La Alemania de entre guerras fue testigo de uno de los primeros episodios de hiperinflación de los que se tiene registro. Entre los años 1921 y 1923 el Índice de Precios al por Mayor subió en promedio un 98% mensual. La desvalorización de la moneda fue tal que resultaba más barato calentar un hogar literalmente quemando dinero que usándolo para comprar combustible, como consta en registros fotográficos fácilmente disponibles en internet.

La hiperinflación alemana, como toda hiperinflación, tenía su origen en la impresión desmedida de dinero por parte del poder ejecutivo con el objeto de financiar el gasto fiscal. Así, los alemanes aprendieron que incluso sabiendo el daño que significa para la economía la hiperinflación, el gobierno no podía creíblemente comprometerse a recortar la emisión de dinero, ya que enfrentado a la disyuntiva de recortar gasto, subir los impuestos o imprimir más dinero, ésta última alternativa era simplemente demasiado atractiva políticamente.

Por ello, reconociendo que la inestabilidad de su moneda no tenía un origen técnico sino que político, en 1923 los alemanes crearon un Banco Central independiente que eliminaría la posibilidad de seguir financiando el gasto corriente con emisión de dinero.

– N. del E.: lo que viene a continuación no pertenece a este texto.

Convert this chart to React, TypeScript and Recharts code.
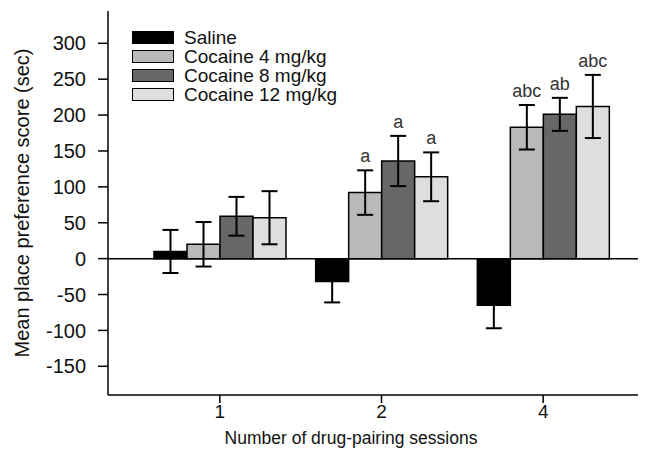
import { BarChart, Bar, XAxis, YAxis, ErrorBar, ReferenceLine, Legend, LabelList } from 'recharts';

const sessions = ['1', '2', '4'];

const saline = [10, -32, -65];
const salineErr = [30, 29, 32];
const cocaine4 = [20, 92, 183];
const cocaine4Err = [31, 31, 31];
const cocaine8 = [59, 136, 201];
const cocaine8Err = [27, 35, 23];
const cocaine12 = [57, 114, 212];
const cocaine12Err = [37, 34, 44];

const cocaine4Labels = ['', 'a', 'abc'];
const cocaine8Labels = ['', 'a', 'ab'];
const cocaine12Labels = ['', 'a', 'abc'];

const yTicks = [-150, -100, -50, 0, 50, 100, 150, 200, 250, 300];

const FONT = '"Liberation Sans", Arial, sans-serif';

const series = [
  { key: 'saline', name: 'Saline', fill: '#000000', labels: null as string[] | null, err: salineErr },
  { key: 'cocaine4', name: 'Cocaine 4 mg/kg', fill: '#b9b9b9', labels: cocaine4Labels, err: cocaine4Err },
  { key: 'cocaine8', name: 'Cocaine 8 mg/kg', fill: '#676767', labels: cocaine8Labels, err: cocaine8Err },
  { key: 'cocaine12', name: 'Cocaine 12 mg/kg', fill: '#dedede', labels: cocaine12Labels, err: cocaine12Err },
];

const data = sessions.map((s, i) => ({
  session: s,
  saline: saline[i],
  salineErr: salineErr[i],
  cocaine4: cocaine4[i],
  cocaine4Err: cocaine4Err[i],
  cocaine8: cocaine8[i],
  cocaine8Err: cocaine8Err[i],
  cocaine12: cocaine12[i],
  cocaine12Err: cocaine12Err[i],
}));

function LegendBox() {
  return (
    <div style={{ fontFamily: FONT, fontSize: 19, color: '#111' }}>
      {series.map((s) => (
        <div key={s.key} style={{ display: 'flex', alignItems: 'center', height: 19 }}>
          <div
            style={{
              width: 40,
              height: 11,
              background: s.fill,
              border: '1.5px solid #000',
              marginRight: 10,
            }}
          />
          <span style={{ lineHeight: '19px' }}>{s.name}</span>
        </div>
      ))}
    </div>
  );
}

// letters above the error bars (significance marks)
function makeLabel(labels: string[], errs: number[]) {
  return (props: any) => {
    const { x, y, width, height, value, index } = props;
    const text = labels[index];
    if (!text || !value) return null;
    const pxPerUnit = Math.abs(height) / Math.abs(value);
    const errTop = y - errs[index] * pxPerUnit;
    return (
      <text
        x={x + width / 2}
        y={errTop - 8}
        textAnchor="middle"
        fontSize={18}
        fontFamily={FONT}
        fill="#333"
      >
        {text}
      </text>
    );
  };
}

export default function App() {
  return (
    <div style={{ width: 638, height: 452, position: 'relative' }}>
      <BarChart
        width={638}
        height={452}
        data={data}
        margin={{ top: 3, right: 0, left: 0, bottom: 0 }}
        barCategoryGap={15}
        barGap={0}
      >
        <XAxis
          dataKey="session"
          padding={{ left: 31, right: 22 }}
          height={65}
          tickSize={8}
          tickMargin={2}
          tick={{ fill: '#111', fontSize: 19, fontFamily: FONT }}
          tickLine={{ stroke: '#000', strokeWidth: 1.5 }}
          axisLine={{ stroke: '#000', strokeWidth: 1.5 }}
          label={{
            value: 'Number of drug-pairing sessions',
            position: 'insideBottom',
            offset: 16,
            dx: -26,
            style: { fill: '#111', fontSize: 17.5, fontFamily: FONT },
          }}
        />
        <XAxis
          xAxisId="top"
          orientation="top"
          dataKey="session"
          height={0}
          tick={false}
          tickLine={false}
          axisLine={{ stroke: '#000', strokeWidth: 1.5 }}
        />
        <YAxis
          width={100}
          domain={[-190, 345]}
          ticks={yTicks}
          interval={0}
          tickSize={10}
          tickMargin={12}
          tick={{ fill: '#111', fontSize: 20, fontFamily: FONT }}
          tickLine={{ stroke: '#000', strokeWidth: 1.5 }}
          axisLine={{ stroke: '#000', strokeWidth: 1.5 }}
          label={{
            value: 'Mean place preference score (sec)',
            angle: -90,
            position: 'insideLeft',
            offset: 14,
            style: { fill: '#111', fontSize: 20, fontFamily: FONT, textAnchor: 'middle' },
          }}
        />
        <ReferenceLine y={0} stroke="#000" strokeWidth={1.5} />
        <Legend
          layout="horizontal"
          verticalAlign="middle"
          align="center"
          wrapperStyle={{ top: 20, left: 124, width: 'auto', height: 'auto' }}
          content={() => <LegendBox />}
        />
        {series.map((s) => (
          <Bar
            key={s.key}
            dataKey={s.key}
            name={s.name}
            fill={s.fill}
            stroke="#000"
            strokeWidth={1.5}
            isAnimationActive={false}
          >
            <ErrorBar dataKey={`${s.key}Err`} width={8} stroke="#000" strokeWidth={2} />
            {s.labels && <LabelList dataKey={s.key} content={makeLabel(s.labels, s.err)} />}
          </Bar>
        ))}
      </BarChart>
    </div>
  );
}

La historia de los sistemas previsionales de reparto durante los últimos años es similar a la del sistema monetario alemán. Al igual que éste, el colapso vivido por varios de los sistemas de reparto europeos no encuentra su origen en razones técnicas sino políticas. Si producto del aumento de la expectativa de vida o la caída en la fertilidad se anticipa que el sistema caerá en la insolvencia (no será capaz de financiar las pensiones de los jubilados en los términos que se había prometido), entonces basta con modificar algunos parámetros para aumentar sus ingresos o disminuir sus gastos, y devolverlo a una senda financieramente estable.

Las alternativas son varias: bajar la tasa de reemplazo, incrementar la edad de jubilación, aumentar los aportes de los trabajadores. Sin embargo, como se mencionó antes, el fracaso de estos sistemas se debe a causas políticas, no técnicas.

El problema es que cualquier medida que el ejecutivo pueda adoptar para devolverle la estabilidad al sistema de reparto exige tomar una decisión impopular. Los trabajadores quieren hacer aportes menores, los jubilados quieren recibir mejores pensiones, todos quieren jubilar lo antes posible, y los políticos quieren ganar elecciones.

Luego, para estos últimos, adoptar las medidas necesarias para rescatar el sistema supone un costo político inmenso, que no están dispuestos a pagar. Les resulta mucho más conveniente dejar las cosas como están y heredarle el problema a los futuros gobernantes. Estrategia que mantienen sucesivas administraciones hasta que la situación se vuelve insostenible y el sistema de reparto es simplemente incapaz de recaudar los recursos necesarios para financiar las pensiones prometidas. Ello, en última instancia, resulta en malestar social, inestabilidad política, más pobreza, e incluso violencia.

Las experiencias recientes en torno al sistema de reparto nos fuerzan a reconocer que éste es simplemente insostenible políticamente. No es que los políticos sean ineptos o malas personas. Para nada. Es simplemente que la estabilidad del sistema dependen de que un grupo de personas, los políticos, actúen sistemáticamente en contra de sus propios intereses.

Sin duda, un supuesto poco realista, cuya constatación llevó a Alemania, y a la mayor parte de la profesión económica, a desechar la idea que el poder ejecutivo tenga control de la política monetaria y apoyar la idea de un Banco Central independiente.

Nuestro actual sistema de capitalización individual, con todas sus falencias y bemoles, que sin duda pueden y deben ser mejoradas, garantiza la solvencia y estabilidad económica. Sería un error reemplazarlo por otro sistema demostradamente peor.

Francisco Garrido, economista y columnista de Cientochenta.